• [EXERCISE AIM] Transcribe the whole listing without a single picture.

• [COLLECTED MATERIAL]
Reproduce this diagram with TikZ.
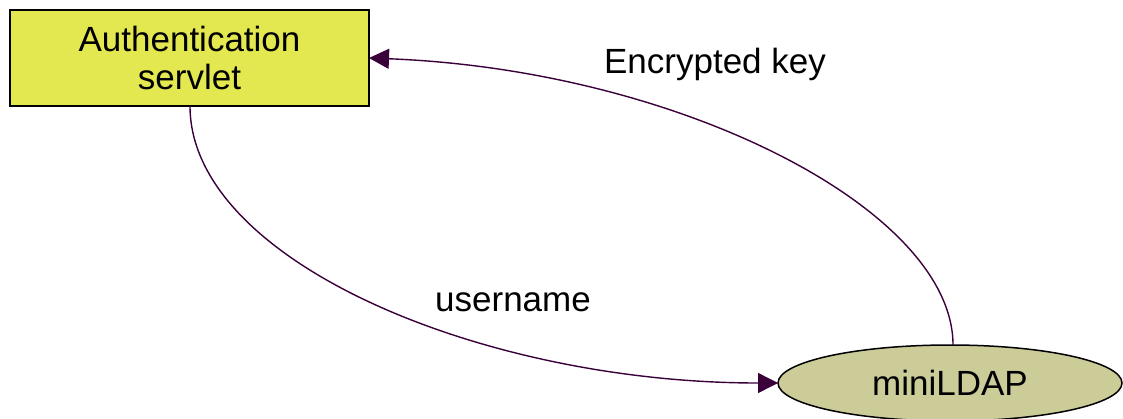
\documentclass[tikz,border=0pt]{standalone}
\usepackage{fontspec}
\setmainfont{Liberation Sans}
\usetikzlibrary{arrows.meta,shapes.geometric}
\definecolor{servletfill}{RGB}{228,232,80}
\definecolor{ldapfill}{RGB}{204,204,153}
\definecolor{flowline}{RGB}{58,0,58}
\tikzset{
  servlet/.style={draw=black, line width=1.5pt, fill=servletfill, minimum width=359pt, minimum height=96pt, align=center, inner sep=0pt, font=\fontsize{35}{38}\selectfont},
  ldap/.style={draw=black, line width=1.5pt, ellipse, fill=ldapfill, minimum width=344pt, minimum height=76pt, inner sep=0pt, font=\fontsize{35}{38}\selectfont},
  flow/.style={draw=flowline, line width=1.4pt, -{Triangle[length=20pt,width=20pt]}},
  lbl/.style={font=\fontsize{35}{38}\selectfont, inner sep=0pt}
}
\begin{document}
\begin{tikzpicture}[x=1pt,y=-1pt]
\useasboundingbox (0,0) rectangle (1123,418);
\begin{scope}
\clip (0,0) rectangle (1123,418);
\node[servlet] (auth) at (189.5,58) {Authentication\\servlet};
\node[ldap] (mini) at (950,383) {miniLDAP};
\end{scope}
\coordinate (authbot) at (190,106);
\coordinate (authright) at (369,58);
\coordinate (minitop) at (953,345);
\coordinate (minileft) at (778,383);
\draw[flow] (authbot) .. controls (190,260) and (480,383) .. (minileft);
\draw[flow] (minitop) .. controls (953,210) and (680,70) .. (authright);
\node[lbl] (enc) at (715,64) {Encrypted key};
\node[lbl] (user) at (513,302) {username};
\end{tikzpicture}
\end{document}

• [FINAL RESULT]
Reproduce this diagram with TikZ.
\documentclass[tikz,border=0pt]{standalone}
\usepackage{fontspec}
\setmainfont{Liberation Sans}
\usetikzlibrary{arrows.meta,shapes.geometric}
\definecolor{servletfill}{RGB}{228,232,80}
\definecolor{ldapfill}{RGB}{204,204,153}
\definecolor{flowline}{RGB}{58,0,58}
\tikzset{
  servlet/.style={draw=black, line width=1.5pt, fill=servletfill, minimum width=359pt, minimum height=96pt, align=center, inner sep=0pt, font=\fontsize{35}{38}\selectfont},
  ldap/.style={draw=black, line width=1.5pt, ellipse, fill=ldapfill, minimum width=344pt, minimum height=76pt, inner sep=0pt, font=\fontsize{35}{38}\selectfont},
  flow/.style={draw=flowline, line width=1.4pt, -{Triangle[length=20pt,width=20pt]}},
  lbl/.style={font=\fontsize{35}{38}\selectfont, inner sep=0pt}
}
\begin{document}
\begin{tikzpicture}[x=1pt,y=-1pt]
\useasboundingbox (0,0) rectangle (1123,418);
\begin{scope}
\clip (0,0) rectangle (1123,418);
\node[servlet] (auth) at (189.5,58) {Authentication\\servlet};
\node[ldap] (mini) at (950,383) {miniLDAP};
\end{scope}
\coordinate (authbot) at (190,106);
\coordinate (authright) at (369,58);
\coordinate (minitop) at (953,345);
\coordinate (minileft) at (778,383);
\draw[flow] (authbot) .. controls (190,260) and (480,383) .. (minileft);
\draw[flow] (minitop) .. controls (953,210) and (680,70) .. (authright);
\node[lbl] (enc) at (715,64) {Encrypted key};
\node[lbl] (user) at (513,302) {username};
\end{tikzpicture}
\end{document}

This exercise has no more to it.